Reproduce the records. Keep every word exact and include no images.

-------- SUPPLIED MATERIAL --------

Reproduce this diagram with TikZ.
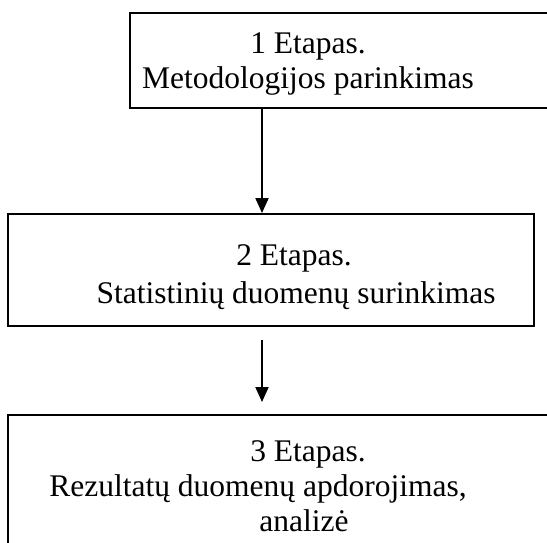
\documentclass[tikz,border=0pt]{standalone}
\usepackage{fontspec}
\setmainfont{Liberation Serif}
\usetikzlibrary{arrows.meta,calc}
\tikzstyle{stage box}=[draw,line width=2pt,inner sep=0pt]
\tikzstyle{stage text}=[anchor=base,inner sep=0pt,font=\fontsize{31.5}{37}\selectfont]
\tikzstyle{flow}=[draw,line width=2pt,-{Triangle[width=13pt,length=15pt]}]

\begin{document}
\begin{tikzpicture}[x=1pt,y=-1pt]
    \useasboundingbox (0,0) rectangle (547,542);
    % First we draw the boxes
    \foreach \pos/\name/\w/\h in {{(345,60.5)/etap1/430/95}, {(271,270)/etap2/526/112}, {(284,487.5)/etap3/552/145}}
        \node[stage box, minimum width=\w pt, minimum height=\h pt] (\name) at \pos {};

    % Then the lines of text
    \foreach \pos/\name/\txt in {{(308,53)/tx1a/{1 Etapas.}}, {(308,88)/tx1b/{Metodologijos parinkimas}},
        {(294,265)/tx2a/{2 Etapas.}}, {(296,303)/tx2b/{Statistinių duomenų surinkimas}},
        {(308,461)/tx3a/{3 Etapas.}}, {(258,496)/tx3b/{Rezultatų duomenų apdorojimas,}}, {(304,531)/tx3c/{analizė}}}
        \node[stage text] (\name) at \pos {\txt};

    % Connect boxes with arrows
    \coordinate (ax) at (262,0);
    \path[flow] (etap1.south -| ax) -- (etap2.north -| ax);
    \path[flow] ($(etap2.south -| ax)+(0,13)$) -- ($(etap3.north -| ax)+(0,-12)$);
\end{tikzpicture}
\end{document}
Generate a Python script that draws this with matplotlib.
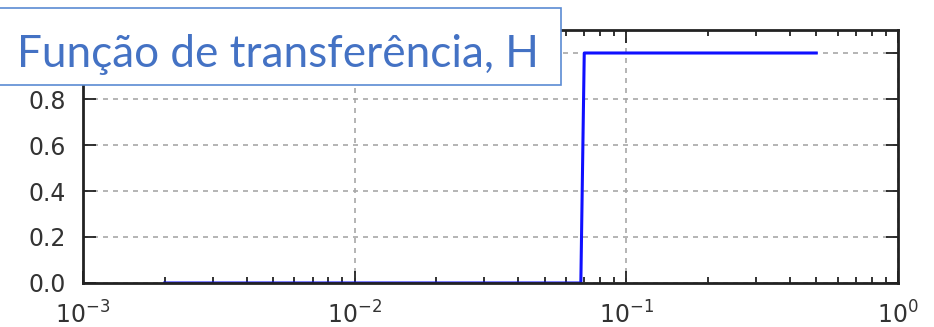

--------

§ **TASK OUTPUT**
Reproduce this diagram with TikZ.
\documentclass[tikz,border=0pt]{standalone}
\usepackage{fontspec}
\setmainfont{Liberation Serif}
\usetikzlibrary{arrows.meta,calc}
\tikzstyle{stage box}=[draw,line width=2pt,inner sep=0pt]
\tikzstyle{stage text}=[anchor=base,inner sep=0pt,font=\fontsize{31.5}{37}\selectfont]
\tikzstyle{flow}=[draw,line width=2pt,-{Triangle[width=13pt,length=15pt]}]

\begin{document}
\begin{tikzpicture}[x=1pt,y=-1pt]
    \useasboundingbox (0,0) rectangle (547,542);
    % First we draw the boxes
    \foreach \pos/\name/\w/\h in {{(345,60.5)/etap1/430/95}, {(271,270)/etap2/526/112}, {(284,487.5)/etap3/552/145}}
        \node[stage box, minimum width=\w pt, minimum height=\h pt] (\name) at \pos {};

    % Then the lines of text
    \foreach \pos/\name/\txt in {{(308,53)/tx1a/{1 Etapas.}}, {(308,88)/tx1b/{Metodologijos parinkimas}},
        {(294,265)/tx2a/{2 Etapas.}}, {(296,303)/tx2b/{Statistinių duomenų surinkimas}},
        {(308,461)/tx3a/{3 Etapas.}}, {(258,496)/tx3b/{Rezultatų duomenų apdorojimas,}}, {(304,531)/tx3c/{analizė}}}
        \node[stage text] (\name) at \pos {\txt};

    % Connect boxes with arrows
    \coordinate (ax) at (262,0);
    \path[flow] (etap1.south -| ax) -- (etap2.north -| ax);
    \path[flow] ($(etap2.south -| ax)+(0,13)$) -- ($(etap3.north -| ax)+(0,-12)$);
\end{tikzpicture}
\end{document}
Generate a Python script that draws this with matplotlib.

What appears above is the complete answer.